Carson steps down as volunteer city manager of Damascus
The Damascus volunteer "city manager" resigned his position in a statement released Monday, Aug. 19 — citing monetary and insurance concerns.
Richard Carson served in the role a little under three months after being selected to work pro bono. According to his statement, the volunteer status was only supposed to last until the beginning of the new fiscal year, July 1, after which he would begin collecting a pay check.
The plan was the city of Damascus would start receiving funding from the state in the form of revenue sharing and road funds, as well as cigarette and liquor taxes. It would also collect property taxes. That money would have been used to pay Carson a salary, among other things.
"The problem, of course, is that the state and the county continue to conspire against the city in the hopes of keeping the funds for themselves," Carson wrote. "I stayed on pro bono out of a sense of allegiance."
Another reason he resigned was a lack of insurance coverage for Damascus city staff. While the League of Oregon Cities recognized the city of Damascus, allowing it to go after insurance through a sister agency, there are questions of how the light-switch city will afford the bill.
"I have decided that I can't work as the City Manager with no coverage," Carson wrote.
Carson is an officer in a city of Portland neighborhood association and has an extensive background in working for local government. He was an economic development policy adviser for the state of Oregon in the 1980s, and with Metro Regional Government he helped create the solid waste management system and a regional land-use plan.
With Clark County, he oversaw the construction of 2,000 single family dwelling units per year, a 220-bed hospital and an amphitheater. Carson also served as assistant city manager for the city of Oregon City, where he helped bring in new industries.
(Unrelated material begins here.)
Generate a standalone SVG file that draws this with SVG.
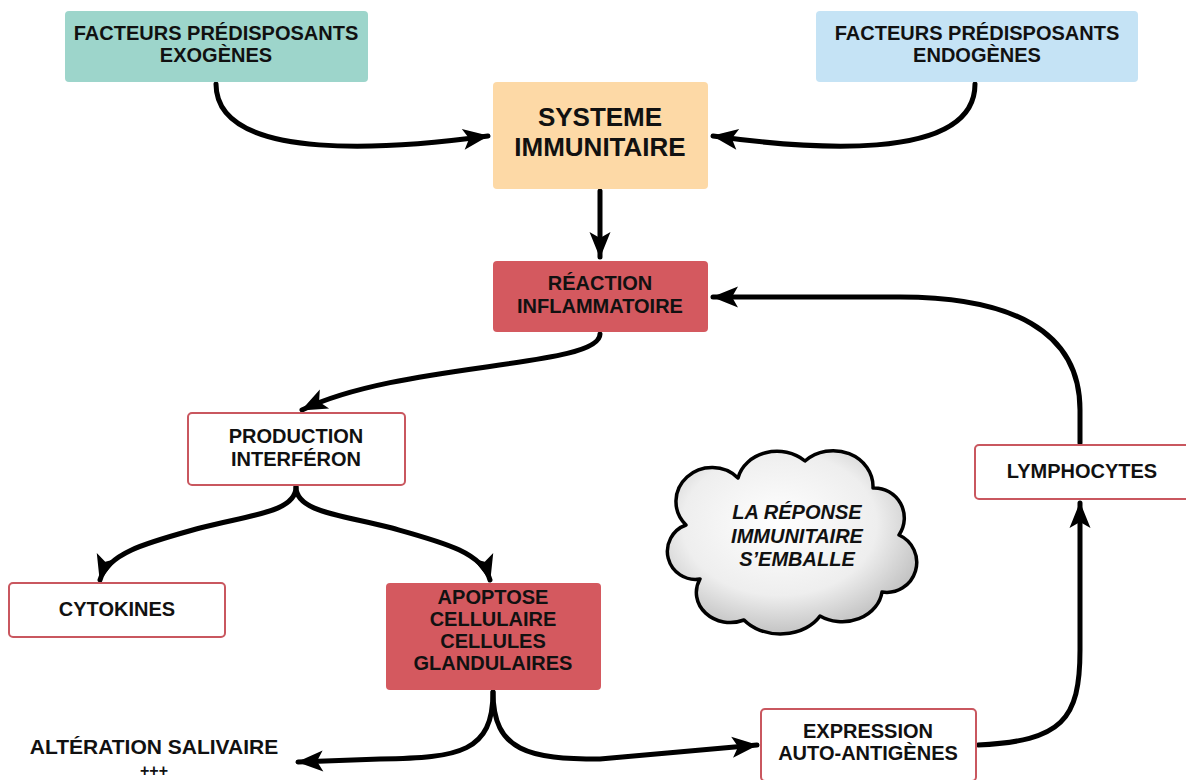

Carson was also the city administrator for the city of Cascade Locks.
Carson leaves a group facing a difficult path to restoring the city of Damascus. On Tuesday, Aug. 14, attorneys representing the city of Damascus filed a petition with the Oregon Supreme Court to review — and challenge — the legality and constitutionality of a recent bill validating the disincorporation vote of 2016.
An amendment to Senate Bill 226 countered an Oregon Court of Appeals ruling on May 1 that declared the disincorporation vote violated state law.
"The battle to 'Save Damascus' has shifted from a political battle in the Legislature to a legal battle before the Oregon Supreme Court," Carson wrote.
Carson said he worked tirelessly to save the city of Damascus. He drove to Salem to testify before the Senate and House committees, met with supporters across the community to map a strategic plan, prepared a budget and sent out press releases.
"It is my belief that you will prevail once again and that the city of Damascus will be reinstated," Carson wrote. "I wish you and the new City Council success."